In het plan leest de commissie een visie op bedrijfsvoering gericht op het versterken en verdiepen van de collectieve werkwijze in afgelopen periode. Nadat structurele ondersteuning resulteerde in meerdere professionaliseringsslagen is Tijd van de Wolf gegroeid naar een meer collectieve aanpak met een vast inhoudelijk en productioneel team en een structurele office back-up. Voor de komende periode heeft Tijd van de Wolf de ambities om de basis in eigen stad te verstevigen, de maatschappelijke impact van het werk te versterken en het hybride karakter ervan verder te verkennen. De commissie vindt deze ambities passend bij waar de organisatie staat in haar ontwikkeling.

Hoe de Governance Code Cultuur wordt toegepast, is helder toegelicht. De commissie vindt sterk dat er regelmatig op wordt gereflecteerd. Het bestuur is stevig vormgegeven met vijf bestuursleden, waarbij ook expertise vanuit de psychiatrie is vertegenwoordigd. De Fair Practice Code wordt nageleefd voor alle werknemers, zowel in dienst als freelance, waarbij salariëring plaatsvindt conform de cao Toneel en Dans. De commissie vindt dat er voldoende aandacht is voor sociale veiligheid door te werken met een externe vertrouwenspersoon en daarnaast iemand die als direct aanspreekpunt dient en zorg draagt voor het welzijn van de jongeren waarmee wordt gewerkt. De commissie vindt dit extra belangrijk gezien kwetsbaarheid van de deelnemers en dus positief dat de organisatie hier op deze manier mee omgaat.  Het plan beschrijft wel risico’s ten aanzien van het werken met een kwetsbare doelgroep, maar de commissie mist welke risico’s voor de bedrijfsvoering de organisatie ziet en hoe ze daarmee om wil gaan. De commissie kan daarnaast uit het plan niet opmaken welke eventuele financiële risico’s er verbonden zijn aan het feit dat veel speellocaties nog niet geconcretiseerd zijn.

De commissie vindt het plan uitvoerbaar op organisatorisch vlak.
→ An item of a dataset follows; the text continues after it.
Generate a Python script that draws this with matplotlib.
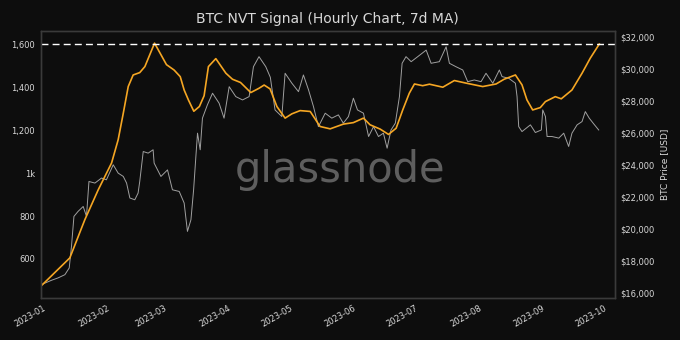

De commissie vindt duidelijk wie in het kernteam zit en met welke functie, maar had meer willen lezen over de taakverdeling en verantwoordelijkheden bij de projecten. Samen met de vaste groep van zzp’ers is er een goede basis waarmee de verschillende projecten gerealiseerd kunnen worden. De schaalgrootte van de activiteiten ligt in lijn met voorgaande periode en past bij de omvang en ervaring van de organisatie.  De commissie is kritisch op de uitvoerbaarheid van het plan op financieel vlak. De financiële huishouding, te oordelen op basis van de balans is kwetsbaar; het eigen vermogen is beperkt om financiële tegenslagen op te vangen.

De commissie vindt de begroting in grote lijnen aan de kostenkant passend bij het plan, al is deze niet sterk toegelicht. De financieringsmix is gevarieerd, met onder meer inkomsten uit publieksinkomsten, coproductiebijdragen en incidentele subsidies. De commissie vindt de financieringsmix echter risicovol. Er wordt een stevige stijging in publieksinkomsten verwacht ten opzichte van voorgaande periode, maar dat ziet de commissie niet met een aanpak onderbouwd en daarmee niet als realistisch. Substantiële fondsen uit voorgaande periode vallen weg en de organisatie probeert dit deels op te vangen met aanvragen bij private fondsen, waar ook nog geen overtuigend trackrecord mee is opgebouwd.  

Conclusie

De commissie adviseert op grond van bovenstaande overwegingen de aanvraag van Tijd van de Wolf te honoreren met het gevraagde bedrag van € 75.000 per jaar.

De aanvraag is beoordeeld binnen de adviescommissie Theater.

De commissie constateert dat er na beoordeling van alle aanvragen onvoldoende budget beschikbaar is om de aanvraag te honoreren.